• What you have to do:
In the material below, find all lines with the string "matplotlib" and copy them.

──────────

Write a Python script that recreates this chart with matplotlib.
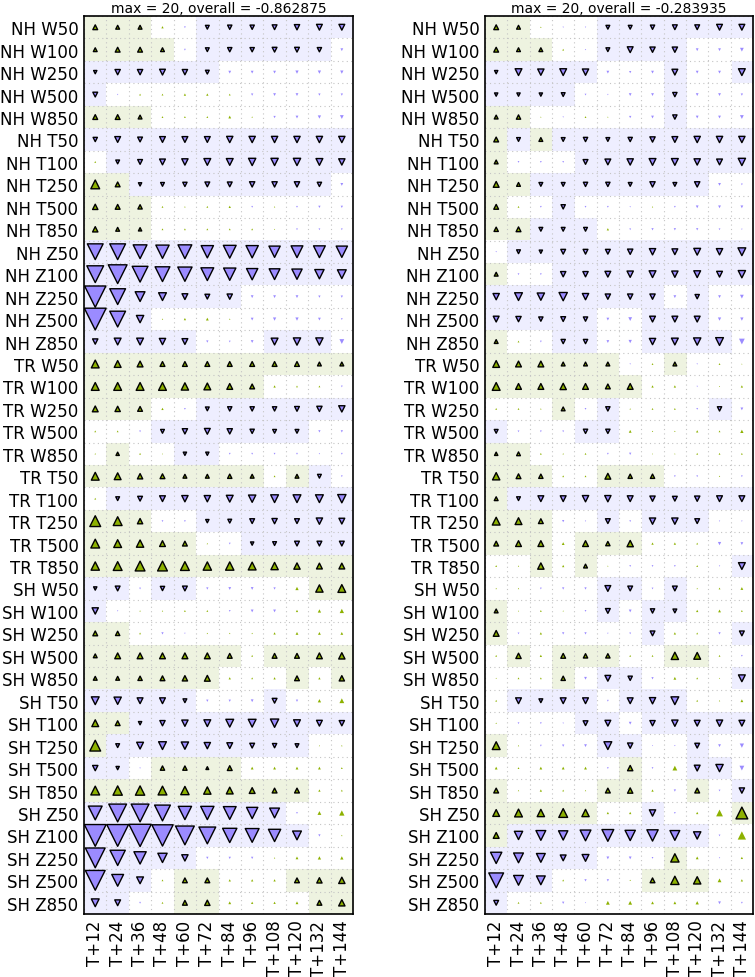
import numpy as np
import matplotlib
matplotlib.use("Agg")
import matplotlib.pyplot as plt
from matplotlib.colors import to_rgb

# Scorecard: relative change per region/field and lead time (two experiments)

wind_temp = ["W50", "W100", "W250", "W500", "W850",
             "T50", "T100", "T250", "T500", "T850"]
heights = ["Z50", "Z100", "Z250", "Z500", "Z850"]
row_labels = (["NH " + f for f in wind_temp + heights]
              + ["TR " + f for f in wind_temp]
              + ["SH " + f for f in wind_temp + heights])
lead_times = ["T+12", "T+24", "T+36", "T+48", "T+60", "T+72",
              "T+84", "T+96", "T+108", "T+120", "T+132", "T+144"]

left_title = "max = 20, overall = -0.862875"
right_title = "max = 20, overall = -0.283935"

left_vals = [
    [4, 3, 3, 1.5, -1, -3, -3.5, -3.5, -4, -4.5, -5, -5],
    [3, 4, 4, 3, -1, -3, -3.5, -3.5, -4, -4, -3.5, -2],
    [-2.5, -4.5, -4.5, -5, -4.5, -3, -2, -2, -2, -2.5, -2.5, -2.5],
    [-4, -0.5, 1, 1, 1.5, 1.5, 1, -1.5, -2, -2, -1.5, -1.5],
    [4, 4, 3, 1, 1, 1, 2, 0.5, -1.5, -2, -2.5, -3],
    [-3.5, -5, -4, -5, -5, -5, -5.5, -5.5, -5.5, -5.5, -5.5, -5.5],
    [1, -3, -4, -5, -5.5, -6, -6, -6.5, -6.5, -6.5, -6, -5.5],
    [8, 4, -2.5, -3, -3.5, -4, -4, -4.5, -4.5, -4.5, -3.5, -2],
    [4.5, 4, 3.5, 1, 0.5, 1, 1.5, -1, 0.5, -1, -1.5, -1.5],
    [4.5, 3, 2.5, 1, 1, 1, 1, 1, 0.3, -1, -1, -1],
    [-15, -15, -13, -12.5, -13, -11.5, -12, -11.5, -10.5, -11, -11, -10.5],
    [-16, -18, -15, -14, -13.5, -12, -11.5, -10.5, -10, -9.5, -8.5, -8],
    [-20.5, -15, -9, -7, -5, -4, -4.5, -2, -2, -2, -1.5, -1.5],
    [-21, -15, -6.5, 0.5, 1.5, 2, 0.5, -2, -2.5, -2.5, -2, -1],
    [-4.5, -6, -6, -5.5, -5, -1.5, -1, -2, -6, -6.5, -6.5, -4],
    [7, 6, 5, 4, 4, 4, 4, 4, 4, 4, 3, 3],
    [7, 7, 7, 7, 6.5, 6, 5, 4, 1.5, 1, 1, -1],
    [5, 4.5, 4, 1.5, -1, -3, -3.5, -3.5, -3.5, -4, -4.5, -5.5],
    [1, 1, -1, -3, -4.5, -5, -4.5, -3.5, -3, -3, -1.5, -1.5],
    [0.5, 2.5, 1, 0.2, -2.5, -2.5, -1, -1, -1, -1, -0.5, -1],
    [7, 6, 4.5, 4, 3, 3, 3.5, 3, 1, 3, -3, -1],
    [1, -3, -4, -5, -5.5, -5.5, -6, -6.5, -7, -7, -7, -7.5],
    [10, 8, 4.5, -1, -1, -2.5, -3, -4, -4.5, -4, -5.5, -5],
    [8, 7, 6.5, 5, 4, 0.5, -1, -2.5, -3, -4, -4, -4],
    [7.5, 8, 9, 9, 8, 7.5, 7.5, 7, 6.5, 5.5, 5, 5],
    [-2.5, -4, -1, -3.5, -4, -1.5, -2, -2, -1.5, 2.5, 6.5, 7],
    [-5.5, -0.5, 0.5, 0.5, 1, 1, -1, -2, -2, 1.5, 2.5, 3.5],
    [4, 3.5, 1, -1.5, -0.5, 0.5, 0.5, 0.5, 1.5, 2, 2, 2],
    [3, 5, 5, 5, 5, 5, 4, 1, 4, 4, 5, 5.5],
    [3, 3, 3.5, 4, 4.5, 5, 1.5, 1, 1.5, 4, 1.5, 4.5],
    [-7, -6.5, -5, -5, -3, -1.5, -1.5, -2, -4, -1.5, 2.5, 4],
    [6, 4, -2.5, -4.5, -5.5, -6, -7, -7, -7.5, -6, -5, -4.5],
    [10, -3, -6, -7, -6.5, -5.5, -5, -4, -3.5, -3, 0.3, 0.5],
    [-4.5, -2.5, -0.5, 3.5, 3.5, 2, 4, 2, 2, 2, 2, 1],
    [8, 8.5, 8.5, 8, 7.5, 6.5, 6, 5, 4, 4, 1.5, 1],
    [-13, -17, -17, -15, -12.5, -12.5, -12, -10.5, -9, -1, 3, 4.5],
    [-21, -21, -21.5, -20.5, -18, -16, -13.5, -13, -11.5, -8, -1.5, 0.5],
    [-19, -14.5, -11.5, -8.5, -5.5, -1.5, -1.5, -1.5, 0.5, 2, 2.5, 2.5],
    [-19, -11, -6, 1, 4, 4, 1.5, 1.5, 1.5, 4, 4.5, 5.5],
    [-7, -5, -1, 1, 4, 4.5, 2, 1.5, 1.5, 2, 4, 5.5],
]
left_sig = [
    "111001111111", "111101111110", "111111000000", "100000000000", "111000000000",
    "111111111111", "011111111111", "111111111110", "111000000000", "111000000000",
    "111111111111", "111111111111", "111111100000", "111000000000", "111110001110",
    "111111111111", "111111110000", "111001111111", "000111111100", "010011000000",
    "111111110110", "011111111111", "111001111111", "111110011111", "111111111111",
    "110110000011", "100000000000", "110000000000", "111111101111", "111111000101",
    "111110001000", "111111111111", "111111111100", "110111100000", "111111111100",
    "111111111000", "111111111100", "111110000000", "111011000111", "110011000011",
]

right_vals = [
    [4, 3, 0.5, -0.5, -0.5, -3, -3, -3.5, -4, -4, -5, -5],
    [4, 3, 3, 1, -0.5, -3, -5, -4.5, -4.5, -2, -2, -3],
    [-2.5, -6, -5.5, -6, -5.5, -2, -1.5, -2, -5, -2, -2, -6],
    [-2.5, -2.5, -2.5, -3, -1, -0.5, -2, -2, -3.5, -2, -2, -1.5],
    [3, 3.5, 0.3, -0.5, 1, 0.3, -1.5, -2, -3.5, -2, -2, -3],
    [4, -3, 3, -3, -3.5, -3, -3.5, -4.5, -5, -5.5, -5.5, -5.5],
    [3, -1, -1, -1, -4, -5, -5.5, -6, -6, -5.5, -5, -6.5],
    [5, 3, -3, -3, -3.5, -3.5, -3, -4.5, -3, -4.5, -2, -1],
    [4, 1, -1, -3.5, -1, -1, -0.5, 0.5, -1, -2, -2, -2],
    [3.5, 4, -3, -3, -3, 1.5, -1, -1.5, -1.5, -1.5, -1, -0.5],
    [-0.5, -3, -2.5, -4, -4, -4, -4.5, -5.5, -5, -6, -5.5, -7],
    [3, -1, -1, -4.5, -4.5, -5, -5.5, -6, -5.5, -6, -5, -6.5],
    [-5.5, -7, -6.5, -7.5, -5.5, -4.5, -4.5, -4.5, -2, -3.5, -2, -3],
    [-5, -4.5, -3.5, -4, -3.5, -2, -3, -5, -5, -5, -2.5, -2.5],
    [3, 1, -1, -3.5, -3.5, -2, -2.5, -5.5, -6, -6.5, -7, -5],
    [6, 5, 5, 3, 3, 3, -0.5, 1, 3, -0.5, 1, 0.2],
    [7, 5, 5, 5.5, 5, 4, 5, 1.5, 1.5, -0.5, 0.3, 1.5],
    [1, 1, 0.5, 3, -1, -3.5, 0.5, 1, 1, -1, -3.5, -2],
    [-3, -1, -1, -1, -3.5, -3.5, 2, 0.5, 0.5, 1.5, 1, 2.5],
    [2.5, 3, 1, 0.5, 1, -1, -1.5, 0.2, 0.3, 1, 1, 1],
    [6.5, 4, 3.5, 1, 1, 5, 3.5, 3.5, -1, -1, 0.5, -1],
    [3, -3, -5, -5, -5.5, -5.5, -5, -4.5, -4, -4.5, -5, -5],
    [7, 6, 4, -1.5, -0.5, -4, -1, -5.5, -5.5, -4, -0.5, -0.5],
    [4, 5, 5, 2, 5, 3.5, 5.5, 1.5, 1.5, 1, -2.5, -2],
    [1, 0.5, 5.5, 1.5, 3, 0.3, -1, -1, -1, 1, -0.5, -6],
    [0.5, 0.5, -1, -1.5, -1.5, -5, -4, -1, -4, 0.5, 1, 2],
    [3, 0.3, 1, 0.3, -1, -4, -2, -3.5, -3, 1.5, 2, 1],
    [5, -1, 1.5, -1.5, -1.5, -0.5, -1, -4, 1.5, 1, -1.5, -4],
    [1, 4.5, 1.5, 4, 3.5, 3.5, 1, 1, 6.5, 6, 1, -1],
    [0.3, 1, 1, 3.5, -2, -5, -3.5, -1.5, 2, 1, 0.3, -6],
    [1, -5, -3, -5, -5, -1, -5, -5.5, -7, 1, 0.5, 2],
    [0.5, -1, -1, -0.5, -4, -5, -2, -4.5, -5.5, -5, -5.5, -5],
    [7, 0.5, -1, -1.5, -2, -7, -4.5, -0.3, -0.5, -4, -2, -3.5],
    [2, 1, 2, 2, 2, -1, 4.5, -1, 4, -5, -6.5, -4],
    [4, 0.5, 1.5, 1, 0.5, 4, 4.5, 1.5, -1.5, 4, -1, -4.5],
    [6, 7, 6.5, 8, 6.5, 1.5, 1.5, -5.5, -1, 1.5, 6, 11],
    [5, -7.5, -9, -8.5, -10, -11, -9.5, -10.5, -9, -6.5, -1, 7.5],
    [-10.5, -9, -8, -5, -6, -2, -2, -1, 7.5, 2, -0.5, 1.5],
    [-14, -9, -8, 1, -1.5, -1.5, 0.5, 4, 7.5, 6.5, 3, 1.5],
    [-4, 1, 1, -1.5, -0.3, 3, 3, 2, 2, 2.5, -2, -1],
]
right_sig = [
    "110001111111", "111001111000", "111110001001", "111100001000", "110000001000",
    "111111111111", "100011111111", "111111111100", "100100000000", "111110000000",
    "011111111111", "100111111111", "111111110100", "111110011100", "100110011110",
    "111111001000", "111111100000", "000101000010", "100011000000", "110000000000",
    "111001110000", "111111111111", "111001011100", "111011100000", "001010000001",
    "000001101000", "100001011000", "100000010001", "010111001100", "000101100001",
    "011110111000", "000011011111", "100001100100", "000000100110", "100001100101",
    "111110010001", "111111111100", "111110001000", "111000011100", "100000000000",
]

GREEN = "#8db100"
PURPLE = "#9b8bff"
GREEN_BG = "#eef3e0"
PURPLE_BG = "#eeeeff"
PT_PER_UNIT = 0.72  # one unit ~ one pixel of triangle width at dpi 100


def draw_panel(ax, values, sig_rows, title):
    vals = np.array(values, dtype=float)
    sig = np.array([[c == "1" for c in s] for s in sig_rows])
    nrow, ncol = vals.shape

    # shaded background for significant cells
    bg = np.ones((nrow, ncol, 3))
    bg[sig & (vals > 0)] = to_rgb(GREEN_BG)
    bg[sig & (vals < 0)] = to_rgb(PURPLE_BG)
    ax.imshow(bg, aspect="auto", interpolation="nearest",
              extent=(-0.5, ncol - 0.5, nrow - 0.5, -0.5), zorder=0)

    rows, cols = np.indices(vals.shape)
    for mask, marker, color in [(vals > 0, "^", GREEN), (vals <= 0, "v", PURPLE)]:
        ms = (np.abs(vals[mask]) + 0.8) * PT_PER_UNIT
        edges = ["black" if s else "none" for s in sig[mask]]
        ax.scatter(cols[mask], rows[mask], s=ms ** 2, marker=marker,
                   c=color, edgecolors=edges, linewidths=1.0, zorder=3)

    ax.set_xlim(-0.5, ncol - 0.5)
    ax.set_ylim(nrow - 0.5, -0.5)
    ax.set_xticks(range(ncol))
    ax.set_xticklabels(lead_times, rotation=90, fontsize=12)
    ax.set_yticks(range(nrow))
    ax.set_yticklabels(row_labels, fontsize=12)
    ax.set_xticks(np.arange(-0.5, ncol, 1), minor=True)
    ax.set_yticks(np.arange(-0.5, nrow, 1), minor=True)
    ax.grid(which="minor", linestyle=(0, (1, 3)), color="#c4c4c4",
            linewidth=0.8, zorder=1)
    ax.set_axisbelow(False)
    ax.tick_params(which="both", length=0, pad=4)
    for sp in ax.spines.values():
        sp.set_linewidth(1.2)
        sp.set_zorder(5)
    ax.set_title(title, fontsize=10, pad=3)


fig = plt.figure(figsize=(7.55, 9.78), dpi=100)
ax1 = fig.add_axes([0.1113, 0.0644, 0.3563, 0.9182])
ax2 = fig.add_axes([0.6424, 0.0644, 0.3550, 0.9182])
draw_panel(ax1, left_vals, left_sig, left_title)
draw_panel(ax2, right_vals, right_sig, right_title)

fig.savefig("out.png", dpi=100)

──────────

• Solution to this task:
Write a Python script that recreates this chart with matplotlib.
import matplotlib
matplotlib.use("Agg")
import matplotlib.pyplot as plt
from matplotlib.colors import to_rgb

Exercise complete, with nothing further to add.